"Going for the K" is debate jargon describing the moment, typically in the 2NR (second negative rebuttal) of a policy round or the 2NR/NR of an LD round, when the negative team abandons other off-case positions—disadvantages, counterplans, topicality—and stakes the ballot entirely on a kritik. A kritik (often stylized "K") is an argument that challenges the assumptions, rhetoric, representations, or epistemology underlying the affirmative's advocacy rather than its policy mechanism. Common kritiks drawn from critical theory include capitalism (cap K), security, biopolitics (Foucault), anti-blackness (Afropessimism, often citing Wilderson or Sexton), settler colonialism, and Baudrillard.

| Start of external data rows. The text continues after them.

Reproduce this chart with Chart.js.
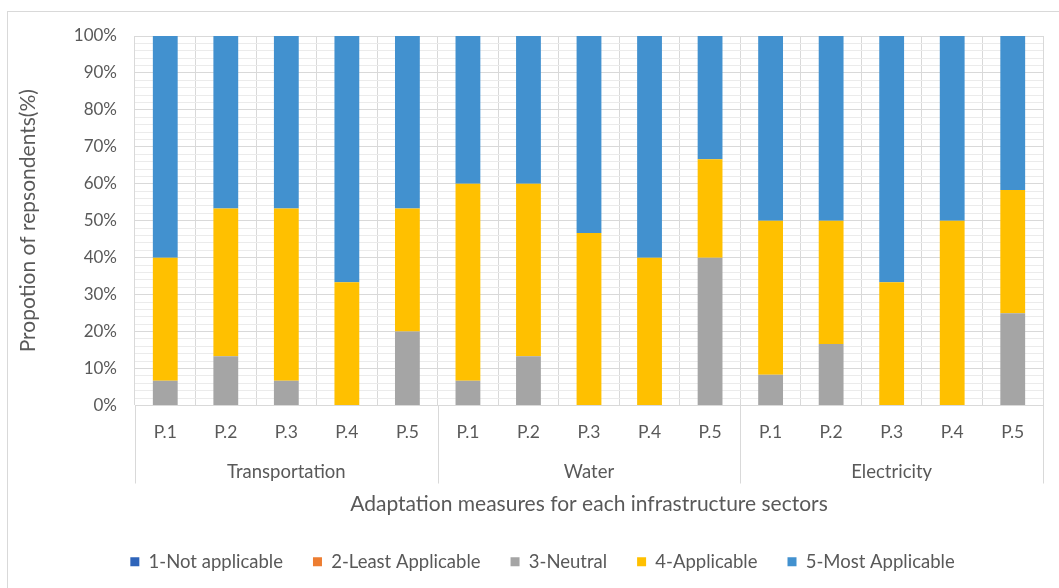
<!DOCTYPE html>
<html>
<head>
<meta charset="utf-8">
<script src="https://cdn.jsdelivr.net/npm/chart.js@4/dist/chart.umd.min.js"></script>
<style>
  html, body { margin: 0; padding: 0; background: #ffffff; overflow: hidden; }
  #frame { position: absolute; left: 7px; top: 11px; width: 1100px; height: 640px; border: 1px solid #D9D9D9; box-sizing: border-box; }
  #wrap { position: absolute; left: 0; top: 0; width: 1059px; height: 588px; }
</style>
</head>
<body>
<div id="frame"></div>
<div id="wrap"><canvas id="c" width="1059" height="588"></canvas></div>
<script>
// ---- data ----
const categories = ['P.1','P.2','P.3','P.4','P.5','P.1','P.2','P.3','P.4','P.5','P.1','P.2','P.3','P.4','P.5'];
const sectors = ['Transportation', 'Water', 'Electricity'];
const notApplicable   = [0,0,0,0,0, 0,0,0,0,0, 0,0,0,0,0];
const leastApplicable = [0,0,0,0,0, 0,0,0,0,0, 0,0,0,0,0];
const neutral         = [6.67,13.33,6.67,0,20, 6.67,13.33,0,0,40, 8.33,16.67,0,0,25];
const applicable      = [33.33,40,46.67,33.33,33.33, 53.33,46.67,46.67,40,26.67, 41.67,33.33,33.33,50,33.33];
const mostApplicable  = [60,46.67,46.67,66.67,46.67, 40,40,53.33,60,33.33, 50,50,66.67,50,41.67];
const seriesNames = ['1-Not applicable','2-Least Applicable','3-Neutral','4-Applicable','5-Most Applicable'];
const yMajorTicks = [0,10,20,30,40,50,60,70,80,90,100];
const yMinorStep = 2;

const FONT = 'Lato, "Open Sans", sans-serif';
const TXT = '#595959';

const seriesData = [notApplicable, leastApplicable, neutral, applicable, mostApplicable];
const seriesColors = ['#2E64BA', '#ED7D31', '#A5A5A5', '#FFC000', '#4291CF'];

const separators = {
  id: 'separators',
  afterDraw(chart) {
    const xs = chart.scales.x;
    const ss = chart.scales.sector;
    const ctx = chart.ctx;
    const n = categories.length;
    const per = n / sectors.length;
    const half = (xs.getPixelForValue(1) - xs.getPixelForValue(0)) / 2;
    ctx.save();
    ctx.strokeStyle = '#D9D9D9';
    ctx.lineWidth = 1;
    for (let g = 0; g <= sectors.length; g++) {
      const i = g * per;
      const x = Math.round(i < n ? xs.getPixelForValue(i) - half : xs.getPixelForValue(n - 1) + half) + 0.5;
      ctx.beginPath();
      ctx.moveTo(x, chart.chartArea.bottom);
      ctx.lineTo(x, ss.top + 33);
      ctx.stroke();
    }
    ctx.restore();
  }
};

const shiftLegend = {
  id: 'shiftLegend',
  afterLayout(chart) {
    const lg = chart.legend;
    if (lg) { lg.left += 15; lg.right += 15; lg.top += 2; lg.bottom += 2; }
  }
};

new Chart(document.getElementById('c'), {
  type: 'bar',
  data: {
    labels: categories,
    datasets: seriesNames.map((name, k) => ({
      label: name,
      data: seriesData[k],
      backgroundColor: seriesColors[k],
      borderWidth: 0,
      barPercentage: 0.41,
      categoryPercentage: 1.0
    }))
  },
  options: {
    responsive: false,
    animation: false,
    devicePixelRatio: 1,
    layout: { padding: { left: 12, right: 16, top: 36, bottom: 9 } },
    plugins: {
      legend: {
        position: 'bottom',
        labels: {
          boxWidth: 9, boxHeight: 9, padding: 30,
          color: TXT, font: { family: FONT, size: 18.5 }
        }
      },
      tooltip: { enabled: false }
    },
    scales: {
      x: {
        stacked: true,
        weight: 0,
        grid: { offset: true, color: '#D9D9D9', drawTicks: false },
        border: { display: true, color: '#D9D9D9' },
        ticks: { color: TXT, font: { family: FONT, size: 17.5 }, padding: 16, maxRotation: 0, autoSkip: false },
        afterFit(s) { s.height = 45; }
      },
      sector: {
        type: 'category',
        labels: sectors,
        position: 'bottom',
        offset: true,
        weight: 1,
        grid: { display: false, drawTicks: false },
        border: { display: false },
        ticks: { color: TXT, font: { family: FONT, size: 18.5 }, padding: 10, maxRotation: 0 },
        title: {
          display: true,
          text: 'Adaptation measures for each infrastructure sectors',
          color: TXT, font: { family: FONT, size: 21 }, padding: { top: 4, bottom: 4 }
        },
        afterFit(s) { s.height = 70; }
      },
      y: {
        stacked: true,
        min: 0, max: 100,
        afterBuildTicks(s) {
          const t = [];
          for (let v = yMajorTicks[0]; v <= yMajorTicks[yMajorTicks.length - 1]; v += yMinorStep) t.push({ value: v });
          s.ticks = t;
        },
        grid: {
          drawTicks: false,
          color: c => (c.tick && yMajorTicks.includes(c.tick.value)) ? '#D9D9D9' : '#EBEBEB'
        },
        border: { display: false },
        ticks: {
          color: TXT, font: { family: FONT, size: 17 }, padding: 18, autoSkip: false,
          callback: v => yMajorTicks.includes(v) ? v + '%' : ''
        },
        title: {
          display: true,
          text: 'Propotion of repsondents(%)',
          color: TXT, font: { family: FONT, size: 21 }, padding: { top: 4, bottom: 4 }
        },
        afterFit(s) { s.width = 123; }
      }
    }
  },
  plugins: [separators, shiftLegend]
});
</script>
</body>
</html>
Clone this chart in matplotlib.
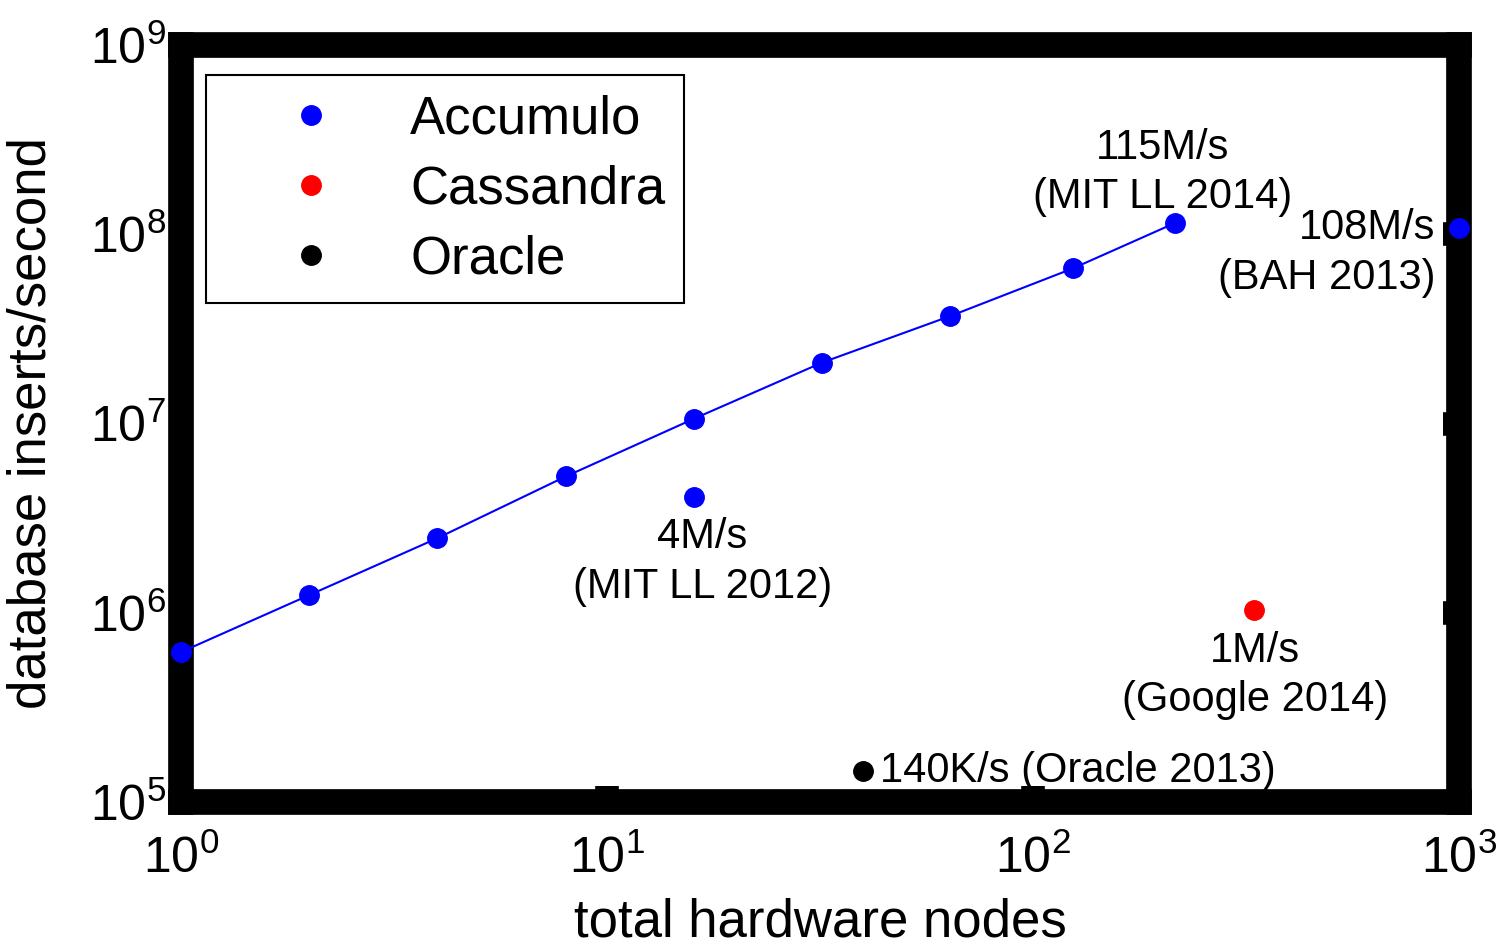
import matplotlib
matplotlib.use("Agg")
import matplotlib.pyplot as plt
from matplotlib.lines import Line2D

plt.rcParams['font.family'] = ['Liberation Sans', 'DejaVu Sans']
plt.rcParams['mathtext.fontset'] = 'custom'
plt.rcParams['mathtext.rm'] = 'Liberation Sans'
plt.rcParams['mathtext.it'] = 'Liberation Sans:italic'
plt.rcParams['mathtext.bf'] = 'Liberation Sans:bold'

# Accumulo scaling run (MIT LL 2014)
accumulo_nodes = [1, 2, 4, 8, 16, 32, 64, 124, 216]
accumulo_rate = [0.62e6, 1.24e6, 2.48e6, 5.25e6, 10.6e6, 21.0e6, 37.0e6, 66.0e6, 115e6]

# single Accumulo results
accumulo_other_nodes = [16, 1000]
accumulo_other_rate = [4.1e6, 108e6]

cassandra_nodes = [330]
cassandra_rate = [1.03e6]

oracle_nodes = [40]
oracle_rate = [1.45e5]

annot_labels = ["115M/s\n(MIT LL 2014)", "108M/s\n(BAH 2013)", "4M/s\n(MIT LL 2012)",
                "1M/s\n(Google 2014)", "140K/s (Oracle 2013)"]
annot_nodes = [216, 1000, 16, 330, 40]
annot_rate = [115e6, 108e6, 4.1e6, 1.03e6, 1.45e5]

legend_labels = ["Accumulo", "Cassandra", "Oracle"]
legend_colors = ["#0000ff", "#ff0000", "#000000"]

fig = plt.figure(figsize=(15.06, 9.48), dpi=100)
ax = fig.add_axes([0.1202, 0.154, 0.8486, 0.7985])

ms = 14
ax.plot(accumulo_nodes, accumulo_rate, color="#0000ff", lw=1.5, marker="o", ms=ms,
        clip_on=False, zorder=4)
ax.plot(accumulo_other_nodes, accumulo_other_rate, ls="none", color="#0000ff", marker="o",
        ms=ms, clip_on=False, zorder=4)
ax.plot(cassandra_nodes, cassandra_rate, ls="none", color="#ff0000", marker="o", ms=ms,
        clip_on=False, zorder=4)
ax.plot(oracle_nodes, oracle_rate, ls="none", color="#000000", marker="o", ms=ms,
        clip_on=False, zorder=4)

ax.set_xscale("log")
ax.set_yscale("log")
ax.set_xlim(1, 1000)
ax.set_ylim(1e5, 1e9)
ax.set_xticks([1, 10, 100, 1000])
ax.set_yticks([1e5, 1e6, 1e7, 1e8, 1e9])
ax.minorticks_off()

# offsets in points, alignment per annotation
offsets = [(-9, 36), (-17, -18), (6, -47), (1, -47), (12, 0)]
aligns = ["center", "right", "center", "center", "left"]
for lab, x, y, off, ha in zip(annot_labels, annot_nodes, annot_rate, offsets, aligns):
    ax.annotate(lab, xy=(x, y), xytext=off, textcoords="offset points",
                ha=ha, va="center", multialignment=ha, fontsize=30,
                linespacing=1.3, zorder=5)

for side in ["left", "right", "top", "bottom"]:
    ax.spines[side].set_linewidth(18.5)
    ax.spines[side].set_color("black")

ax.tick_params(axis="both", which="major", direction="in", length=11.5, width=17,
               labelsize=36, top=False, right=True, left=True, bottom=True)
ax.tick_params(axis="y", which="major", left=False, pad=11)
ax.tick_params(axis="x", which="major", pad=24)

ax.set_xlabel("total hardware nodes", fontsize=38, labelpad=10)
ax.set_ylabel("database inserts/second", fontsize=38, labelpad=24)

handles = [Line2D([], [], ls="none", marker="o", ms=ms, color=c) for c in legend_colors]
leg = ax.legend(handles, legend_labels, loc="upper left", bbox_to_anchor=(0.0196, 0.960),
                borderaxespad=0, fontsize=38, frameon=True, fancybox=False,
                edgecolor="black", framealpha=1, borderpad=0.36, labelspacing=0.38,
                handlelength=3.26, handletextpad=0.25)
leg.get_frame().set_linewidth(1.5)
leg.set_zorder(6)

fig.savefig("out.png", dpi=100)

Collapsing to the K usually involves extending three components: a link (how the aff's plan or discourse participates in the criticized logic), an impact (why that logic is bad, whether ontological, structural, or material), and an alternative (what the judge should endorse instead—rejection, a counter-method, or a reorientation). The 2NR will typically also extend framework arguments about how the judge should weigh the K against the aff's case, and answer the 1AR's permutations, link turns, and alt solvency presses.
Strategically, teams "go for the K" when they believe they are winning the framework debate, when the aff has under-covered link or alt arguments, or when the K's impact framing turns or outweighs the aff's advantages. The choice is risky because it concedes the rest of the flow; if the judge rejects the K's theory of power or grants the permutation, the negative typically loses. The phrase is part of broader debate vernacular alongside "going for theory," "going for T," or "going for the DA," each describing a similar 2NR collapse decision.
Example
At the 2023 NDT, several elimination rounds featured negative teams going for the K, collapsing the 2NR onto security or cap kritiks rather than extending topicality or disadvantages.
Frequently asked questions
Usually because the K's framework or impact framing outweighs the aff, the aff mishandled link or alternative arguments, or the DA's uniqueness and link story are weak.